Directions> Each line below should be retyped exactly, with no pictures.

## Begin

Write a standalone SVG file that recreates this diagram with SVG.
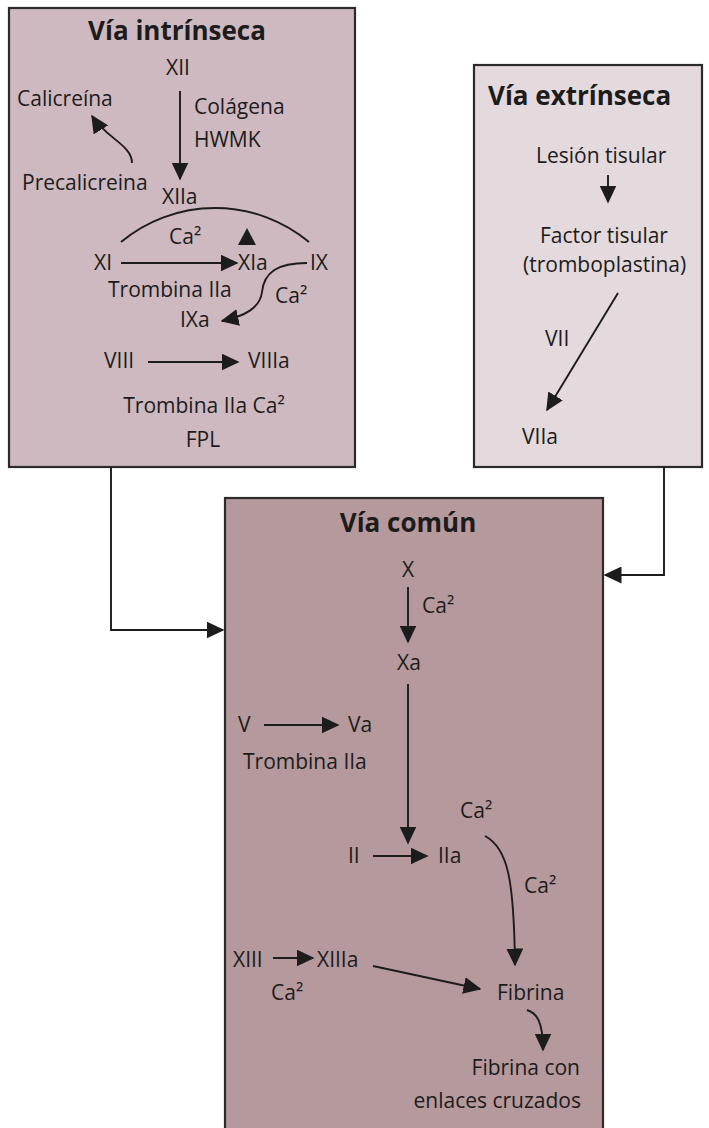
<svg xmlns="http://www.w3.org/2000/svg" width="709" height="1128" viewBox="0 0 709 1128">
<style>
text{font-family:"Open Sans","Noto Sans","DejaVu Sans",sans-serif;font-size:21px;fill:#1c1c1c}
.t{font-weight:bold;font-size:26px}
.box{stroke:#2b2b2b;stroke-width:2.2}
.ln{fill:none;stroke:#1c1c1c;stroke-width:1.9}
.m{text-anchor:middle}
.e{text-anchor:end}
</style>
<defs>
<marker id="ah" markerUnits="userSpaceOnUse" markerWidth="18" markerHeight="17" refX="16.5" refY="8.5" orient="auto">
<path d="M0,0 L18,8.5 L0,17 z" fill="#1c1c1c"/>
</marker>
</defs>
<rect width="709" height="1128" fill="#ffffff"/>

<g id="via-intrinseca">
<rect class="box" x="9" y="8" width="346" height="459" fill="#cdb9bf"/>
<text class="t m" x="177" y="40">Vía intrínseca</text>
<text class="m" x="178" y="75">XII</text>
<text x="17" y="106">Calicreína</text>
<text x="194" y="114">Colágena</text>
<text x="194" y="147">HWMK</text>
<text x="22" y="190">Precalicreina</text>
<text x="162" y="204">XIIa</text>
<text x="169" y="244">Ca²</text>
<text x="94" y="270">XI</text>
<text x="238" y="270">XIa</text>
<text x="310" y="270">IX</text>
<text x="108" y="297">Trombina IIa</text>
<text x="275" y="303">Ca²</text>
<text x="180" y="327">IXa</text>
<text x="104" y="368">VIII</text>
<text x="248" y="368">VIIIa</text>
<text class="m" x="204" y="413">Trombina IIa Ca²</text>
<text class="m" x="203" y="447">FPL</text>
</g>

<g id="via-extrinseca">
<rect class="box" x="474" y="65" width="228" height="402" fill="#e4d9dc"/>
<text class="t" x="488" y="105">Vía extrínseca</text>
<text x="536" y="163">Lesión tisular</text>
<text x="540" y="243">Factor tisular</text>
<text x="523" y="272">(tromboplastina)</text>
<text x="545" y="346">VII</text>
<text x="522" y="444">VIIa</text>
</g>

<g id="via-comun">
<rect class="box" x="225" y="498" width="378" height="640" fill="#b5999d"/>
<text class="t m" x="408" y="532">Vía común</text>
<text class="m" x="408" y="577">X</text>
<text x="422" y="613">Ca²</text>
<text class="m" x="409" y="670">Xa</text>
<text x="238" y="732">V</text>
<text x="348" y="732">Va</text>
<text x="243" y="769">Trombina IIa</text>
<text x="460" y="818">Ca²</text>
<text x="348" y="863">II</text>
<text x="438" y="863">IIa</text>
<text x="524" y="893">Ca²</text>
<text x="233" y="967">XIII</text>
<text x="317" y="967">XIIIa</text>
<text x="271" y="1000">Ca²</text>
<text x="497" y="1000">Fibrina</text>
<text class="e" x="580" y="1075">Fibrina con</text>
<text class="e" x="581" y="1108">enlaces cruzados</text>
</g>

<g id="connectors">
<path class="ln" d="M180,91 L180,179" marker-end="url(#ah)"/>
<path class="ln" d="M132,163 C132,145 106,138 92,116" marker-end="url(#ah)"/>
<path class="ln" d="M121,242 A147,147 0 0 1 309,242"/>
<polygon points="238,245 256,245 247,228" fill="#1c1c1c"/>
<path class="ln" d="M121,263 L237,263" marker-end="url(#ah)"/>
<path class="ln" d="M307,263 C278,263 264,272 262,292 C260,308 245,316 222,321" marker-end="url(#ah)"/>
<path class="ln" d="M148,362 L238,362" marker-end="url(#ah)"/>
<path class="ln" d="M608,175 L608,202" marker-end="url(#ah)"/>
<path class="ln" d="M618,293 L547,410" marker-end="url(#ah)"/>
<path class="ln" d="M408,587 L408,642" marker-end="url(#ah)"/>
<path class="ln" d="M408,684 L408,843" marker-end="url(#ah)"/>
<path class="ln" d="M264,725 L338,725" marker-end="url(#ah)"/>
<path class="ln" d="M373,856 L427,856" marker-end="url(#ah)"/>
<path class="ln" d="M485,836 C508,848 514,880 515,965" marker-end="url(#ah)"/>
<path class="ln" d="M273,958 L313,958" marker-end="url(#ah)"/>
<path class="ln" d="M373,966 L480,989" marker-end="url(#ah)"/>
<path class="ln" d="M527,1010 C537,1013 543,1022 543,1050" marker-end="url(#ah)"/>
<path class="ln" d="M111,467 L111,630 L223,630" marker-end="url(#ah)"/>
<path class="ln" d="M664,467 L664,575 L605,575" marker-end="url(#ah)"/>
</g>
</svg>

## End

Answer to the problem>
Write a standalone SVG file that recreates this diagram with SVG.
<svg xmlns="http://www.w3.org/2000/svg" width="709" height="1128" viewBox="0 0 709 1128">
<style>
text{font-family:"Open Sans","Noto Sans","DejaVu Sans",sans-serif;font-size:21px;fill:#1c1c1c}
.t{font-weight:bold;font-size:26px}
.box{stroke:#2b2b2b;stroke-width:2.2}
.ln{fill:none;stroke:#1c1c1c;stroke-width:1.9}
.m{text-anchor:middle}
.e{text-anchor:end}
</style>
<defs>
<marker id="ah" markerUnits="userSpaceOnUse" markerWidth="18" markerHeight="17" refX="16.5" refY="8.5" orient="auto">
<path d="M0,0 L18,8.5 L0,17 z" fill="#1c1c1c"/>
</marker>
</defs>
<rect width="709" height="1128" fill="#ffffff"/>

<g id="via-intrinseca">
<rect class="box" x="9" y="8" width="346" height="459" fill="#cdb9bf"/>
<text class="t m" x="177" y="40">Vía intrínseca</text>
<text class="m" x="178" y="75">XII</text>
<text x="17" y="106">Calicreína</text>
<text x="194" y="114">Colágena</text>
<text x="194" y="147">HWMK</text>
<text x="22" y="190">Precalicreina</text>
<text x="162" y="204">XIIa</text>
<text x="169" y="244">Ca²</text>
<text x="94" y="270">XI</text>
<text x="238" y="270">XIa</text>
<text x="310" y="270">IX</text>
<text x="108" y="297">Trombina IIa</text>
<text x="275" y="303">Ca²</text>
<text x="180" y="327">IXa</text>
<text x="104" y="368">VIII</text>
<text x="248" y="368">VIIIa</text>
<text class="m" x="204" y="413">Trombina IIa Ca²</text>
<text class="m" x="203" y="447">FPL</text>
</g>

<g id="via-extrinseca">
<rect class="box" x="474" y="65" width="228" height="402" fill="#e4d9dc"/>
<text class="t" x="488" y="105">Vía extrínseca</text>
<text x="536" y="163">Lesión tisular</text>
<text x="540" y="243">Factor tisular</text>
<text x="523" y="272">(tromboplastina)</text>
<text x="545" y="346">VII</text>
<text x="522" y="444">VIIa</text>
</g>

<g id="via-comun">
<rect class="box" x="225" y="498" width="378" height="640" fill="#b5999d"/>
<text class="t m" x="408" y="532">Vía común</text>
<text class="m" x="408" y="577">X</text>
<text x="422" y="613">Ca²</text>
<text class="m" x="409" y="670">Xa</text>
<text x="238" y="732">V</text>
<text x="348" y="732">Va</text>
<text x="243" y="769">Trombina IIa</text>
<text x="460" y="818">Ca²</text>
<text x="348" y="863">II</text>
<text x="438" y="863">IIa</text>
<text x="524" y="893">Ca²</text>
<text x="233" y="967">XIII</text>
<text x="317" y="967">XIIIa</text>
<text x="271" y="1000">Ca²</text>
<text x="497" y="1000">Fibrina</text>
<text class="e" x="580" y="1075">Fibrina con</text>
<text class="e" x="581" y="1108">enlaces cruzados</text>
</g>

<g id="connectors">
<path class="ln" d="M180,91 L180,179" marker-end="url(#ah)"/>
<path class="ln" d="M132,163 C132,145 106,138 92,116" marker-end="url(#ah)"/>
<path class="ln" d="M121,242 A147,147 0 0 1 309,242"/>
<polygon points="238,245 256,245 247,228" fill="#1c1c1c"/>
<path class="ln" d="M121,263 L237,263" marker-end="url(#ah)"/>
<path class="ln" d="M307,263 C278,263 264,272 262,292 C260,308 245,316 222,321" marker-end="url(#ah)"/>
<path class="ln" d="M148,362 L238,362" marker-end="url(#ah)"/>
<path class="ln" d="M608,175 L608,202" marker-end="url(#ah)"/>
<path class="ln" d="M618,293 L547,410" marker-end="url(#ah)"/>
<path class="ln" d="M408,587 L408,642" marker-end="url(#ah)"/>
<path class="ln" d="M408,684 L408,843" marker-end="url(#ah)"/>
<path class="ln" d="M264,725 L338,725" marker-end="url(#ah)"/>
<path class="ln" d="M373,856 L427,856" marker-end="url(#ah)"/>
<path class="ln" d="M485,836 C508,848 514,880 515,965" marker-end="url(#ah)"/>
<path class="ln" d="M273,958 L313,958" marker-end="url(#ah)"/>
<path class="ln" d="M373,966 L480,989" marker-end="url(#ah)"/>
<path class="ln" d="M527,1010 C537,1013 543,1022 543,1050" marker-end="url(#ah)"/>
<path class="ln" d="M111,467 L111,630 L223,630" marker-end="url(#ah)"/>
<path class="ln" d="M664,467 L664,575 L605,575" marker-end="url(#ah)"/>
</g>
</svg>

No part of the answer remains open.